AN ODYSSEY INTO LOCAL REFINEMENT AND MULTILEVEL PRECONDITIONING II: STABILIZING HIERARCHICAL BASIS METHODS

In this article, we examine the wavelet modified (or stabilized) hierarchical basis (WHB) methods of Vassilevski and Wang, and extend their original quasiuniformity-based framework and results to local 2D and 3D red-green refinement procedures. The concept of a stable Riesz basis plays a critical role in the original work on WHB, and in the design of efficient multilevel preconditioners in general. We carefully examine the impact of local mesh refinement on Riesz bases and matrix conditioning.
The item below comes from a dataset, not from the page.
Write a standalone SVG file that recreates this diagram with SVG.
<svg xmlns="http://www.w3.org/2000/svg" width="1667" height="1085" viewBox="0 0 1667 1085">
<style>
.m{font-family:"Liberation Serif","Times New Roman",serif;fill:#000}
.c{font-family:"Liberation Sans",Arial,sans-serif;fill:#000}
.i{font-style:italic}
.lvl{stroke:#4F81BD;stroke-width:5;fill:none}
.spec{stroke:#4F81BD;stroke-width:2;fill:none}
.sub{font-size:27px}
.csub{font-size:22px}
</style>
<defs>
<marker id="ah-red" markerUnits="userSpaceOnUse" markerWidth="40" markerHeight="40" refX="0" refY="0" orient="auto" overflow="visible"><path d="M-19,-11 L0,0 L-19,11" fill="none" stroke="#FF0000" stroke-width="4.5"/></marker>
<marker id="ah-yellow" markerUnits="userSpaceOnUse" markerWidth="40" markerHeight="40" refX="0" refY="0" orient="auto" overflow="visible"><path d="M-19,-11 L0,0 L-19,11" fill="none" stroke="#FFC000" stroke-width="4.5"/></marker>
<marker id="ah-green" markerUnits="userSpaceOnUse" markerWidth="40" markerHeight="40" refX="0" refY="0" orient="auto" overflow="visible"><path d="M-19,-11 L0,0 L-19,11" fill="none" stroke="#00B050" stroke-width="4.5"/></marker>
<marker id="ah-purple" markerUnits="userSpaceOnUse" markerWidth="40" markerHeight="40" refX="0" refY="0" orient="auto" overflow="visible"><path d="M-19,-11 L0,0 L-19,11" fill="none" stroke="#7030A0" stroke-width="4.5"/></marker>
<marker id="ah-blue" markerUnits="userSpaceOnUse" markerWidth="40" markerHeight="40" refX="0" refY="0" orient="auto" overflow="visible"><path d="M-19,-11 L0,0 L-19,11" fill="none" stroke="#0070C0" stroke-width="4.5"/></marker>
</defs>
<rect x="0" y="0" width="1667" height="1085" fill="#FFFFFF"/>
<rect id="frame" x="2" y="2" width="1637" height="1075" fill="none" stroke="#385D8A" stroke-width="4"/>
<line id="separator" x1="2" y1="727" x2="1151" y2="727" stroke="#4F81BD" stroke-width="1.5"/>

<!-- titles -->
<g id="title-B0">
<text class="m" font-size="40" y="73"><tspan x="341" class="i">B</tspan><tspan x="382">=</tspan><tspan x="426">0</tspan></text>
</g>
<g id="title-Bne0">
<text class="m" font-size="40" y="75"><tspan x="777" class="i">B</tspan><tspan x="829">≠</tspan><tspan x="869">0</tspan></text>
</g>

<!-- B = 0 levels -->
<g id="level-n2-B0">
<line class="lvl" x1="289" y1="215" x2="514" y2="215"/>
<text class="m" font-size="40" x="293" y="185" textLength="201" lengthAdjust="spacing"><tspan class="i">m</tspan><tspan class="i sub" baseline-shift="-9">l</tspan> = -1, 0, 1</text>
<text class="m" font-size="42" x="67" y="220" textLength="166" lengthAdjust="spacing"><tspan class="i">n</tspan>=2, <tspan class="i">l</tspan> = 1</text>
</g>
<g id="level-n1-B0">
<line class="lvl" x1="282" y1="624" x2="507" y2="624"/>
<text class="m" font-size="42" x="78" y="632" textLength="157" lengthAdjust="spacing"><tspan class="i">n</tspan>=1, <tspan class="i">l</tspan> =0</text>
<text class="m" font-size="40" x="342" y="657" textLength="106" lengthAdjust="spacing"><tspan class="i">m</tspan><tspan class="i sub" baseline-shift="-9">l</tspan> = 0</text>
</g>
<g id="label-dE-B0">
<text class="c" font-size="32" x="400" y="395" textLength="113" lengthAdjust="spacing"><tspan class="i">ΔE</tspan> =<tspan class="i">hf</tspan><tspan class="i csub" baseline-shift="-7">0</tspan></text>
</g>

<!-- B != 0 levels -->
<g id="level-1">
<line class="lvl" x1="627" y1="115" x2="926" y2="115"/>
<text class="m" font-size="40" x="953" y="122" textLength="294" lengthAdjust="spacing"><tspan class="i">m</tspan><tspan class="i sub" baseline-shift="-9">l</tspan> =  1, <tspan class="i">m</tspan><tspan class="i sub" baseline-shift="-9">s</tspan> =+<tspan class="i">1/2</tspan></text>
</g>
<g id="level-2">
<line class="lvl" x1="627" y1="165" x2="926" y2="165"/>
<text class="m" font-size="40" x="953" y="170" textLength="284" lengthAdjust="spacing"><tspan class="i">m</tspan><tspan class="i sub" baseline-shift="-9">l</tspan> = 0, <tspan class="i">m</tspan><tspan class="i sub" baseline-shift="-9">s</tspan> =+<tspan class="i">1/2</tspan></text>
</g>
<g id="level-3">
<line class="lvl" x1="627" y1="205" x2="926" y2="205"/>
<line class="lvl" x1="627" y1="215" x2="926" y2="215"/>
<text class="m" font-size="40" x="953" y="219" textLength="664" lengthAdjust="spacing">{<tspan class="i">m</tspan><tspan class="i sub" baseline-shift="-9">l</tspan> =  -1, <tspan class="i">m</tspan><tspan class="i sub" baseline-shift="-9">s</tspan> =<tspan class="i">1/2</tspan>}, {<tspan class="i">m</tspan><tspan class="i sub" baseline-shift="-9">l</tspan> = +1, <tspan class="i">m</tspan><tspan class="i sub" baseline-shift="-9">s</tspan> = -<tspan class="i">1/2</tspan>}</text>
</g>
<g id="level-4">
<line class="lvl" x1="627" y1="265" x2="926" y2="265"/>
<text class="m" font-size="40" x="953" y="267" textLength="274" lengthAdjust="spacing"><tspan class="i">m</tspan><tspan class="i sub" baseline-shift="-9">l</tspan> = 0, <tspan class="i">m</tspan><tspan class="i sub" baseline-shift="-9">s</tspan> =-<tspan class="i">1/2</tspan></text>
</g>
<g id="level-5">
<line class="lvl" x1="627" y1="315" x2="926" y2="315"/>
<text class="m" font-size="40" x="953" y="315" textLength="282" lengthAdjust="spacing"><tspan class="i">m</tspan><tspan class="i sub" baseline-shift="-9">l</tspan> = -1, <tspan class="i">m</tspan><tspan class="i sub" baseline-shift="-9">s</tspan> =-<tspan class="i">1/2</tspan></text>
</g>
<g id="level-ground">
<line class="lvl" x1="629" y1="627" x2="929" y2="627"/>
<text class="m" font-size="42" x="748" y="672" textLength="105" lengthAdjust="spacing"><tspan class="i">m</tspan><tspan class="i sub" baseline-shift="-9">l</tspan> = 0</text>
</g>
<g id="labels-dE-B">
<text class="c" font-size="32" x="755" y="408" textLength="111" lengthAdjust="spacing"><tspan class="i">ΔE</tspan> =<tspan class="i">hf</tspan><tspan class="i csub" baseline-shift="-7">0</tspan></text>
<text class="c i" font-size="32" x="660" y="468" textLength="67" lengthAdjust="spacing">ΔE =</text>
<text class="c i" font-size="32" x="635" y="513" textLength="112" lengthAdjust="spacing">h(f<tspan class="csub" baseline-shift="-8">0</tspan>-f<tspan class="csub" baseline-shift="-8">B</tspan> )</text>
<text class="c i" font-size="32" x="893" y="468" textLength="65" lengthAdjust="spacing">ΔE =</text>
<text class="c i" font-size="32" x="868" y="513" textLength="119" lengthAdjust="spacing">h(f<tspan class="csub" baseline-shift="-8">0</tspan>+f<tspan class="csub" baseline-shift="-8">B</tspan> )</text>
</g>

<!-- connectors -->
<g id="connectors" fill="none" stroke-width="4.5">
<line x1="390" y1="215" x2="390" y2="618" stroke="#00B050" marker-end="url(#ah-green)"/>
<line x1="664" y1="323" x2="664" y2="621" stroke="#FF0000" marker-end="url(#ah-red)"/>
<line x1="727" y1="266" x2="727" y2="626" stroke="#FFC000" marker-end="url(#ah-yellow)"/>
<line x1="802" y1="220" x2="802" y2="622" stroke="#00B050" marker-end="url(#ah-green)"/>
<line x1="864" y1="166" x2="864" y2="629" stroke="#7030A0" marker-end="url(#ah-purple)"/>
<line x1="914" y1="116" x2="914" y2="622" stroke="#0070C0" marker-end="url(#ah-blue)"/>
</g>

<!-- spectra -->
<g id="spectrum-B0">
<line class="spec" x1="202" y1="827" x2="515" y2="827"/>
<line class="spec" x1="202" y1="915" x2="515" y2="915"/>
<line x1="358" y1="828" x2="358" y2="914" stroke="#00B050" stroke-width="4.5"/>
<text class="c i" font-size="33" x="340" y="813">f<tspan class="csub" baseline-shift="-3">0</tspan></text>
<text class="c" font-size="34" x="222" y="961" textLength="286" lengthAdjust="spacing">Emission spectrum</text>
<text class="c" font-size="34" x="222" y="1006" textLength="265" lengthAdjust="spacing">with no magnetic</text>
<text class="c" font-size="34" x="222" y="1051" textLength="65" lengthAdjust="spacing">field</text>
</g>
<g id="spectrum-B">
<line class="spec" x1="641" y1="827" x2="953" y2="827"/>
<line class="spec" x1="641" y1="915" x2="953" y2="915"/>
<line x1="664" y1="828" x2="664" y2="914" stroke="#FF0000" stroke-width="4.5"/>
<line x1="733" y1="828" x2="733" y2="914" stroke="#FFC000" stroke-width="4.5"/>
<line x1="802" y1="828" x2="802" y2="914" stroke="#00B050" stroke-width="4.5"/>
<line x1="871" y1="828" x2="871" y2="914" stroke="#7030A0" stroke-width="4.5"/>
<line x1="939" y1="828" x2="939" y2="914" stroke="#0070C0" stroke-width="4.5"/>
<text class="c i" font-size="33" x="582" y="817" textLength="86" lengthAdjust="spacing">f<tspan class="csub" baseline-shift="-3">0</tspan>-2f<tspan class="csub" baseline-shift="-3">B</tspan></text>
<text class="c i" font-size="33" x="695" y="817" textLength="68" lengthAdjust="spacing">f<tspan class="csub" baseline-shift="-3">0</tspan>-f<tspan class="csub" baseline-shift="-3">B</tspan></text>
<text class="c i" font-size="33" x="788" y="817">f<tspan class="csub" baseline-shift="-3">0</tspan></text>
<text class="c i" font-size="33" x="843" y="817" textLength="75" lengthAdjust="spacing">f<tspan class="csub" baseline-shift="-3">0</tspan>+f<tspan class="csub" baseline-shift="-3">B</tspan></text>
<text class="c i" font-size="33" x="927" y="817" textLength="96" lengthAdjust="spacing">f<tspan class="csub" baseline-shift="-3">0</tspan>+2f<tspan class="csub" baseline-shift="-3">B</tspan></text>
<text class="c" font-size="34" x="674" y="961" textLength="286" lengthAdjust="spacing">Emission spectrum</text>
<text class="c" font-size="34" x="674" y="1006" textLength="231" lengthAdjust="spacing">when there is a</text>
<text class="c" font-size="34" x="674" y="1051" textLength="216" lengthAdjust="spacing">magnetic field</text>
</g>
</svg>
In the analysis of WHB methods, a critical first step is to establish that the BPX preconditioner is optimal for the refinement procedures under consideration. Therefore, the first article in this series was devoted to extending the results of Dahmen and Kunoth on the optimality of BPX for 2D local red-green refinement to 3D local red-green refinement procedures introduced by Bornemann-Erdmann-Kornhuber (BEK). These results from the first article, together with the local refinement extension of the WHB analysis framework presented here, allow us to establish optimality of the WHB preconditioner on locally refined meshes in both 2D and 3D. In particular, with the minimal smoothness assumption that the PDE coefficients are in L∞, we establish optimality for the additive WHB preconditioner on locally refined 2D and 3D meshes. An interesting implication of the optimality of WHB preconditioner is the a priori H1-stability of the L2-projection. The existing a posteriori approaches in the literature dictate a reconstruction of the mesh if such conditions cannot be satisfied. The proof techniques employed throughout the paper allow extension of the optimality results, the H1-stability of L2-projection results, and the various supporting results to arbitrary spatial dimension d ≥ 1.